In the study of non-adiabatic chemical processes such as photocatalysis and photosynthesis, non-adiabatic molecular dynamics (NAMD) is an indispensable theoretical tool, which requires precise potential energy surfaces (PESs) of ground and excited states. Quantum computing offers promising potential for calculating PESs that are intractable for classical computers. However, its realistic application poses significant challenges to the development of quantum algorithms that are sufficiently general to enable efficient and precise PES calculations across chemical systems with diverse properties, as well as to seamlessly adapt existing NAMD theories to quantum computing.
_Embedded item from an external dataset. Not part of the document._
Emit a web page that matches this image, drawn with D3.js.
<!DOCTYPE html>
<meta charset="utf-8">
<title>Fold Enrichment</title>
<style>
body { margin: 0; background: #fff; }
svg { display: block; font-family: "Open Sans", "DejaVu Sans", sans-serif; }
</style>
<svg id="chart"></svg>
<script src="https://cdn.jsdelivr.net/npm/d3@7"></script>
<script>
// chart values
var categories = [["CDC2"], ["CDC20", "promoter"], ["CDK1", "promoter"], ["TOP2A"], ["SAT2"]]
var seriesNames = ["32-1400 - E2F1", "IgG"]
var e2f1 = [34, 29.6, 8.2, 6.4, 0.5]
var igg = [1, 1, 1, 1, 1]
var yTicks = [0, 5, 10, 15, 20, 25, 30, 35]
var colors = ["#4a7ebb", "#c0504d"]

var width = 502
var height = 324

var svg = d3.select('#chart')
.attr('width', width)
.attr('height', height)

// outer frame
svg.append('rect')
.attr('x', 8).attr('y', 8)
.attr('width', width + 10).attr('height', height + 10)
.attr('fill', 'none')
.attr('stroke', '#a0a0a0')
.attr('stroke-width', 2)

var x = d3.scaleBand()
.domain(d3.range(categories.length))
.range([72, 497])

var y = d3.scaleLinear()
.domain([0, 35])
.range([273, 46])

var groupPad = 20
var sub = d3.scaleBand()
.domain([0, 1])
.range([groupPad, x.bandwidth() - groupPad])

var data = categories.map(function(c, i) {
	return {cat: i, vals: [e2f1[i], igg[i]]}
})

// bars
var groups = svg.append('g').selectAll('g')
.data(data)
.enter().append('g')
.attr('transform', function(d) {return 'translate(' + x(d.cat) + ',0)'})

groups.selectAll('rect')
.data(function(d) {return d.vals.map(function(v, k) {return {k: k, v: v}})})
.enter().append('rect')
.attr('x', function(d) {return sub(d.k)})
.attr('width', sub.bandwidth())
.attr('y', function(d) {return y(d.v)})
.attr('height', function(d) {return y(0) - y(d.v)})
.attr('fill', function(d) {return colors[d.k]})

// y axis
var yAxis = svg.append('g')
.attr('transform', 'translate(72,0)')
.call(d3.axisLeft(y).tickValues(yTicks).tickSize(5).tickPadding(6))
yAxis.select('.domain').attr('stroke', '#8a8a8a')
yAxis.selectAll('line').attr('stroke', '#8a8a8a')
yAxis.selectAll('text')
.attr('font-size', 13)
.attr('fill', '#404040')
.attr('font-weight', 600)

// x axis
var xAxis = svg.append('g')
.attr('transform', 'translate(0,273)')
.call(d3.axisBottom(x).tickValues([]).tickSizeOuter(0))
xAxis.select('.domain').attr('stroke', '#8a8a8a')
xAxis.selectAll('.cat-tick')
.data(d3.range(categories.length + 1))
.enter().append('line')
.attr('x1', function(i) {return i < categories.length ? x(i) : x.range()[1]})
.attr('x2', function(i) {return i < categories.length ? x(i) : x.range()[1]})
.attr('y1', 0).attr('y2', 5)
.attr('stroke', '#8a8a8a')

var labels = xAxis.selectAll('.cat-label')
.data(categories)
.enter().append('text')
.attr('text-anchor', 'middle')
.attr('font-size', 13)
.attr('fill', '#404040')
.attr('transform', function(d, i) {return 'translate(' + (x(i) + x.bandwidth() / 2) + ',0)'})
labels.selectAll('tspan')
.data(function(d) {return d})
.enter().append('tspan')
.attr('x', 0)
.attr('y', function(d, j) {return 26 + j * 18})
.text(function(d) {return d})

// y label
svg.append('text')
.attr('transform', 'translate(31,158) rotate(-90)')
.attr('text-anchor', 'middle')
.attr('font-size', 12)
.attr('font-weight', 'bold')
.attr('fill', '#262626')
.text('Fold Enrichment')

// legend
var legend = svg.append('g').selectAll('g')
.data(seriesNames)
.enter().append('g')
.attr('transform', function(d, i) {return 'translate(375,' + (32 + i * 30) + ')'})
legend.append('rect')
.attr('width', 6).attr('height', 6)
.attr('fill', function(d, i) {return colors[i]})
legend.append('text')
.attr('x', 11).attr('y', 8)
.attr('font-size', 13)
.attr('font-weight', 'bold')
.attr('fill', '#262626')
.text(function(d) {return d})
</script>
In this work, we introduce a quantum-adapted extension to the Landau-Zener-Surface-Hopping (LZSH) NAMD. This extension incorporates curvature-driven hopping corrections that protect the population evolution while maintaining the efficiency gained from avoiding the computation of non-adiabatic couplings (NACs), as well as preserving the trajectory independence that enables parallelization. Furthermore, to ensure the high-precision PESs required for surface hopping dynamics, we develop a sub-microhartree-accurate PES calculation protocol. This protocol supports active space selection, enables parallel acceleration either on quantum or classical clusters, and demonstrates adaptability to diverse chemical systems - including the charged H3+ ion and the C2H4 molecule, a prototypical multi-reference benchmark. This work paves the way for practical application of quantum computing in NAMD, showcasing the potential of parallel simulation on quantum-classical heterogeneous clusters for ab-initio computational chemistry.